After that, all that was left was to put the knurling on the handle. I have a large scissor-style knurling wheel that mounts into a quick-change tool holder. When knurling, slow feed seems to be the way to go so I set the gears back to the stock settings. I think this feeds around 0.0004″ per revolution. I chucked the threaded end of the work just past the threads and then used a center drill to prepare the work for a live center. The live center sits in the tail stock and supports the opposite end of the work so it doesn’t flex while you’re working on it. Once this was done, I tried to line up the two wheels on the knurling tool directly above and below the work centered as best as possible. I got it as good as I could and then tightened down the wheels until they they started biting into the work. Applied lots of cutting oil and then turned it a few times by hand just to see how the pattern looked.
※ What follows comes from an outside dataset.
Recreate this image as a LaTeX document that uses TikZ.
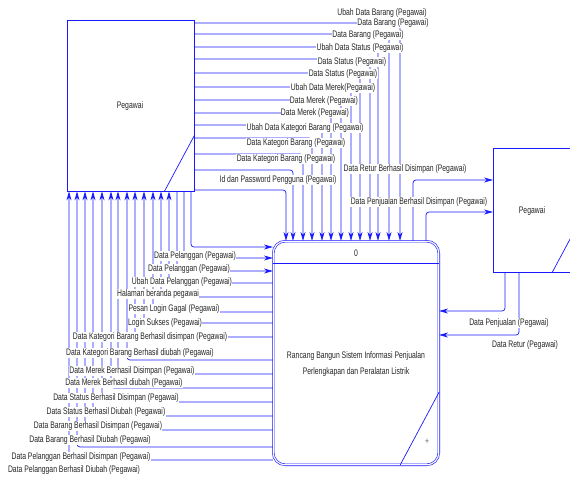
\documentclass[tikz,border=0pt]{standalone}
\usepackage{fontspec}
\setmainfont{Liberation Sans}[FakeStretch=0.72]
\usetikzlibrary{arrows.meta}
\definecolor{lineblue}{RGB}{25,25,255}
\tikzset{
  box/.style={draw=lineblue, line width=0.8pt, fill=white, inner sep=0pt},
  proc/.style={draw=lineblue, double, double distance=1.2pt, line width=0.6pt, rounded corners=12pt, inner sep=0pt},
  flow/.style={draw=lineblue, line width=0.7pt, rounded corners=3pt, -{Stealth[length=9pt,width=5pt]}},
  plain/.style={draw=lineblue, line width=0.7pt},
  lbl/.style={font=\fontsize{9.5}{11}\selectfont, fill=white, inner sep=0.4pt, text=black!85},
  txt/.style={font=\fontsize{9.5}{11}\selectfont, inner sep=0pt, text=black!85}
}
\begin{document}
\begin{tikzpicture}[x=1pt,y=-1pt]
\useasboundingbox (0,0) rectangle (570,479);
\clip (0,0) rectangle (570,479);
% entities and process
\node[box, minimum width=127pt, minimum height=171pt] (pegL) at (130.5,105.5) {};
\node[txt] (pegLlbl) at (130,106) {Pegawai};
\draw[plain] (pegL.south east) ++(-30,0) -- ++(30,-56);
\node[proc, minimum width=165.6pt, minimum height=223.6pt] (proc) at (356,353) {};
\draw[plain, line width=0.8pt] (proc.west |- 0,263) -- (proc.east |- 0,263);
\draw[plain] (proc.south east) ++(-39,0) -- ++(39,-73);
\node[txt] (p0) at (356,253) {0};
\node[txt] (pt1) at (356,356) {Rancang Bangun Sistem Informasi Penjualan};
\node[txt] (pt2) at (356,372) {Perlengkapan dan Peralatan Listrik};
\node[txt, text=black!60] (pplus) at (427,442) {+};
\node[box, minimum width=87pt, minimum height=124pt, anchor=north west] (pegR) at (493,148) {};
\node[txt] (pegRlbl) at (532,211) {Pegawai};
\draw[plain] (pegR.south west) ++(59,0) -- ++(30,-56);
% flows from left Pegawai to process top
\foreach \yy/\xx in {23/400, 34/389, 47/378, 59/370, 73/360, 87/351, 100/341, 113/331, 125/322, 138/312, 154/303, 170/293, 190/286}
  \draw[flow] (pegL.east |- 0,\yy) -| (\xx,0 |- proc.north);
% flows from process left to left Pegawai
\foreach \yy/\xx in {283/169, 297/161, 312/153, 323/144, 337/135, 360/127, 374/118, 388/111, 402/102, 416/93, 430/85, 447/77, 460/69}
  \draw[flow] (proc.west |- 0,\yy) -| (\xx,0 |- pegL.south);
% flows from left Pegawai into process left
\foreach \yy/\xx in {247/191, 258/184, 271/177}
  \draw[flow] (\xx,0 |- pegL.south) |- (proc.west |- 0,\yy);
% process <-> right Pegawai
\draw[flow] (413,0 |- proc.north) |- (pegR.west |- 0,180);
\draw[flow] (426,0 |- proc.north) |- (pegR.west |- 0,212);
\draw[flow] (505,0 |- pegR.south) |- (proc.east |- 0,311);
\draw[flow] (519,0 |- pegR.south) |- (proc.east |- 0,335);
% top labels
\node[lbl] (t1) at (382,13) {Ubah Data Barang (Pegawai)};
\node[lbl] (t2) at (393,23) {Data Barang (Pegawai)};
\node[lbl] (t3) at (368,35) {Data Barang (Pegawai)};
\node[lbl] (t4) at (360,48) {Ubah Data Status (Pegawai)};
\node[lbl] (t5) at (352,62) {Data Status (Pegawai)};
\node[lbl] (t6) at (343,74) {Data Status (Pegawai)};
\node[lbl] (t7) at (333,88) {Ubah Data Merek(Pegawai)};
\node[lbl] (t8) at (324,101) {Data Merek (Pegawai)};
\node[lbl] (t9) at (315,113) {Data Merek (Pegawai)};
\node[lbl] (t10) at (305,128) {Ubah Data Kategori Barang (Pegawai)};
\node[lbl] (t11) at (296,143) {Data Kategori Barang (Pegawai)};
\node[lbl] (t12) at (286,159) {Data Kategori Barang (Pegawai)};
\node[lbl] (t13) at (278,180) {Id dan Password Pengguna (Pegawai)};
% right labels
\node[lbl] (r1) at (405,169) {Data Retur Berhasil Disimpan (Pegawai)};
\node[lbl] (r2) at (419,202) {Data Penjualan Berhasil Disimpan (Pegawai)};
\node[lbl] (r3) at (509,323) {Data Penjualan (Pegawai)};
\node[lbl] (r4) at (525,345) {Data Retur (Pegawai)};
% left labels
\node[lbl] (l1) at (195,256) {Data Pelanggan (Pegawai)};
\node[lbl] (l2) at (189,269) {Data Pelanggan (Pegawai)};
\node[lbl] (l3) at (182,282) {Ubah Data Pelanggan (Pegawai)};
\node[lbl] (l4) at (158,294) {Halaman beranda pegawai};
\node[lbl] (l5) at (174,309) {Pesan Login Gagal (Pegawai)};
\node[lbl] (l6) at (165,323) {Login Sukses (Pegawai)};
\node[lbl] (l7) at (150,337) {Data Kategori Barang Berhasil disimpan (Pegawai)};
\node[lbl] (l8) at (140,353) {Data Kategori Barang Berhasil diubah (Pegawai)};
\node[lbl] (l9) at (132,371) {Data Merek Berhasil Disimpan (Pegawai)};
\node[lbl] (l10) at (124,383) {Data Merek Berhasil diubah (Pegawai)};
\node[lbl] (l11) at (116,398) {Data Status Berhasil Disimpan (Pegawai)};
\node[lbl] (l12) at (106,412) {Data Status Berhasil Diubah (Pegawai)};
\node[lbl] (l13) at (98,426) {Data Barang Berhasil Disimpan (Pegawai)};
\node[lbl] (l14) at (90,440) {Data Barang Berhasil Diubah (Pegawai)};
\node[lbl] (l15) at (81,457) {Data Pelanggan Berhasil Disimpan (Pegawai)};
\node[lbl] (l16) at (74,470) {Data Pelanggan Berhasil Diubah (Pegawai)};
\end{tikzpicture}
\end{document}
It looked great so I fired up the lathe to about 150 rpm and engaged the auto-feed. It was real slow going but turned out looking great. Once it got as far as I wanted the knurling, I backed off the disengaged the autofeed, loosened the wheels, backed off the tool and moved the carriage back to the start. I lined it back up on center. I tightened the wheels slightly and turned the work by hand. The wheels slipped into the grooves that were cut on the first pass and I tightened the wheels to what I estimated as twice the cutting depth. I made a second pass to finish up. Once done, I ran a diamond file over the knurling to clean up any sharp edges. It turned out great.
After that it was a simple matter to drill a hole in the head of the hammer, thread it and then screw the rod in. I offset the hole slightly towards the big end as close to the center of gravity as I could get it to keep the weight right. They both turned out great. The first one is mine and the second I sent to a friend.